━━ Data ━━

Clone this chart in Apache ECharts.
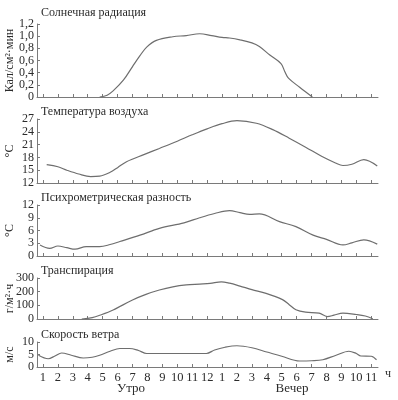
<!DOCTYPE html>
<html>
<head>
<meta charset="utf-8">
<script src="https://cdn.jsdelivr.net/npm/echarts@6/dist/echarts.min.js"></script>
<style>
html, body { margin: 0; padding: 0; background: #fff; }
#chart { width: 398px; height: 400px; }
</style>
</head>
<body>
<div id="chart"></div>
<script>
// часы по оси X: 1..12 утро, 1..11 вечер (сквозная шкала 1..23)
var hourTicks = [1,2,3,4,5,6,7,8,9,10,11,12,13,14,15,16,17,18,19,20,21,22,23];

// деления осей Y
var solarTicks = [0, 0.2, 0.4, 0.6, 0.8, 1.0, 1.2];
var tempTicks = [12, 15, 18, 21, 24, 27];
var psyTicks = [0, 3, 6, 9, 12];
var trTicks = [0, 100, 200, 300];
var windTicks = [0, 5, 10];

// Солнечная радиация, кал/см2*мин
var solarHours = [4.8, 5.3, 5.7, 6.4, 7.0, 7.5, 7.95, 8.6, 9.7, 10.6, 11.5, 12.3, 13.0, 13.5, 14.2, 15.0, 15.5, 16.2, 16.95, 17.2, 17.45, 18.2, 19.05];
var solarValues = [0, 0.03, 0.10, 0.28, 0.50, 0.68, 0.82, 0.93, 0.99, 1.01, 1.04, 1.01, 0.98, 0.97, 0.94, 0.89, 0.83, 0.69, 0.55, 0.42, 0.31, 0.16, 0];

// Температура воздуха, °C
var tempHours = [1.25, 2.0, 2.6, 3.4, 4.2, 4.8, 5.5, 6.0, 6.6, 7.8, 8.8, 10.0, 11.0, 12.0, 13.0, 14.0, 15.3, 16.4, 17.5, 18.6, 19.7, 20.6, 21.1, 21.7, 22.5, 23.4];
var tempValues = [16.3, 15.8, 15.0, 14.1, 13.5, 13.6, 14.5, 15.6, 17.0, 18.7, 20.1, 21.8, 23.3, 24.7, 25.9, 26.6, 26.0, 24.5, 22.5, 20.4, 18.2, 16.7, 16.1, 16.4, 17.5, 16.0];

// Психрометрическая разность, °C
var psyHours = [0.8, 1.45, 2.0, 2.6, 3.15, 3.9, 4.8, 5.5, 6.15, 7.5, 8.8, 10.45, 11.5, 12.5, 13.5, 14.2, 14.85, 15.5, 16.85, 17.95, 19.1, 20.0, 21.1, 21.7, 22.5, 23.4];
var psyValues = [2.6, 1.8, 2.35, 1.95, 1.6, 2.2, 2.2, 2.7, 3.4, 4.9, 6.5, 7.8, 9.0, 10.0, 10.7, 10.2, 9.8, 9.9, 8.1, 6.9, 4.9, 3.9, 2.6, 3.1, 3.8, 2.8];

// Транспирация, г/м2*ч
var trHours = [3.6, 4.3, 4.85, 5.7, 7.0, 7.9, 8.8, 9.7, 10.6, 11.5, 12.2, 12.95, 13.5, 14.2, 15.0, 15.95, 17.05, 17.5, 17.95, 18.6, 19.5, 20.05, 20.5, 21.1, 22.0, 22.6, 23.1];
var trValues = [0, 10, 29, 66, 139, 180, 212, 235, 249, 255, 260, 272, 262, 241, 215, 188, 142, 105, 68, 50, 43, 18, 28, 43, 33, 22, 2];

// Скорость ветра, м/с
var windHours = [0.7, 1.35, 1.8, 2.25, 2.9, 3.7, 4.3, 4.8, 5.5, 6.15, 6.8, 7.4, 7.95, 9.0, 10.0, 11.0, 11.95, 12.5, 13.2, 14.0, 15.0, 16.0, 17.0, 18.2, 19.0, 19.75, 20.6, 21.5, 22.0, 22.3, 23.0, 23.35];
var windValues = [4.7, 3.3, 4.4, 5.6, 4.7, 3.6, 3.9, 4.7, 6.3, 7.4, 7.4, 6.6, 5.4, 5.4, 5.4, 5.4, 5.4, 6.8, 7.9, 8.5, 7.7, 6.0, 4.3, 2.4, 2.5, 2.9, 4.6, 6.3, 5.4, 4.4, 4.3, 2.9];

var panelTitles = ['Солнечная радиация', 'Температура воздуха', 'Психрометрическая разность', 'Транспирация', 'Скорость ветра'];
var unitNames = ['Кал/см²·мин', '°C', '°C', 'г/м²·ч', 'м/с'];

function pairs(xs, ys) {
    return xs.map(function (x, i) { return [x, ys[i]]; });
}

var myChart = echarts.init(document.getElementById('chart'), null, {renderer: 'canvas'});

var serif = 'Liberation Serif';
var axisColor = '#7a7a7a';
var lineColor = '#6e6e6e';
var textColor = '#2b2b2b';

// панели: верх и высота сетки, шкала Y
var panels = [
    {top: 24,  height: 73, ticks: solarTicks, data: pairs(solarHours, solarValues)},
    {top: 119, height: 64, ticks: tempTicks,  data: pairs(tempHours, tempValues)},
    {top: 205, height: 51, ticks: psyTicks,   data: pairs(psyHours, psyValues)},
    {top: 278, height: 41, ticks: trTicks,    data: pairs(trHours, trValues)},
    {top: 342, height: 25, ticks: windTicks,  data: pairs(windHours, windValues)}
];

var grids = [], xAxes = [], yAxes = [], series = [], graphics = [];

panels.forEach(function (p, i) {
    var last = i === panels.length - 1;
    grids.push({left: 37, top: p.top, width: 341, height: p.height});
    xAxes.push({
        type: 'value', gridIndex: i, min: 0.6, max: 23.45,
        splitLine: {show: false},
        axisLine: {lineStyle: {color: axisColor, width: 1}},
        axisTick: {inside: true, length: 3, customValues: hourTicks, lineStyle: {color: axisColor}},
        axisLabel: {
            show: last, customValues: hourTicks, margin: 4, hideOverlap: false,
            fontFamily: serif, fontSize: 12.5, color: textColor,
            formatter: function (v) { return v > 12 ? String(v - 12) : String(v); }
        }
    });
    yAxes.push({
        type: 'value', gridIndex: i, min: p.ticks[0], max: p.ticks[p.ticks.length - 1],
        splitLine: {show: false},
        axisLine: {show: true, lineStyle: {color: axisColor, width: 1}},
        axisTick: {show: true, inside: true, length: 3, customValues: p.ticks, lineStyle: {color: axisColor}},
        axisLabel: {
            margin: 3, fontFamily: serif, fontSize: 12, color: textColor,
            customValues: p.ticks, hideOverlap: false,
            showMinLabel: true, showMaxLabel: true,
            formatter: function (v) {
                if (i === 0) return v === 0 ? '0' : v.toFixed(1).replace('.', ',');
                return String(v);
            }
        }
    });
    series.push({
        type: 'line', xAxisIndex: i, yAxisIndex: i,
        data: p.data, showSymbol: false, smooth: 0.35,
        lineStyle: {color: lineColor, width: 1.2},
        silent: true
    });
    // заголовок панели
    graphics.push({
        type: 'text', left: 41, top: p.top - (i === 0 ? 17 : 13),
        style: {text: panelTitles[i], font: '12px "' + serif + '"', fill: textColor}
    });
    // подпись единиц
    graphics.push({
        type: 'text', x: 10, y: p.top + p.height / 2, rotation: Math.PI / 2,
        style: {text: unitNames[i], font: '12px "' + serif + '"', fill: textColor,
            align: 'center', verticalAlign: 'middle'}
    });
});

graphics.push({type: 'text', x: 388, y: 374,
    style: {text: 'ч', font: '12px "' + serif + '"', fill: textColor, align: 'center', verticalAlign: 'middle'}});
graphics.push({type: 'text', x: 131, y: 389,
    style: {text: 'Утро', font: '13px "' + serif + '"', fill: textColor, align: 'center', verticalAlign: 'middle'}});
graphics.push({type: 'text', x: 292, y: 389,
    style: {text: 'Вечер', font: '13px "' + serif + '"', fill: textColor, align: 'center', verticalAlign: 'middle'}});

var option = {
    animation: false,
    backgroundColor: '#fff',
    grid: grids,
    xAxis: xAxes,
    yAxis: yAxes,
    series: series,
    graphic: graphics
};

myChart.setOption(option);
</script>
</body>
</html>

━━━

Only the lines from the top of the data through the line with "var windTicks = [0, 5, 10];" should be quoted, exactly and with both ends kept; skip the pictures.

Clone this chart in Apache ECharts.
<!DOCTYPE html>
<html>
<head>
<meta charset="utf-8">
<script src="https://cdn.jsdelivr.net/npm/echarts@6/dist/echarts.min.js"></script>
<style>
html, body { margin: 0; padding: 0; background: #fff; }
#chart { width: 398px; height: 400px; }
</style>
</head>
<body>
<div id="chart"></div>
<script>
// часы по оси X: 1..12 утро, 1..11 вечер (сквозная шкала 1..23)
var hourTicks = [1,2,3,4,5,6,7,8,9,10,11,12,13,14,15,16,17,18,19,20,21,22,23];

// деления осей Y
var solarTicks = [0, 0.2, 0.4, 0.6, 0.8, 1.0, 1.2];
var tempTicks = [12, 15, 18, 21, 24, 27];
var psyTicks = [0, 3, 6, 9, 12];
var trTicks = [0, 100, 200, 300];
var windTicks = [0, 5, 10];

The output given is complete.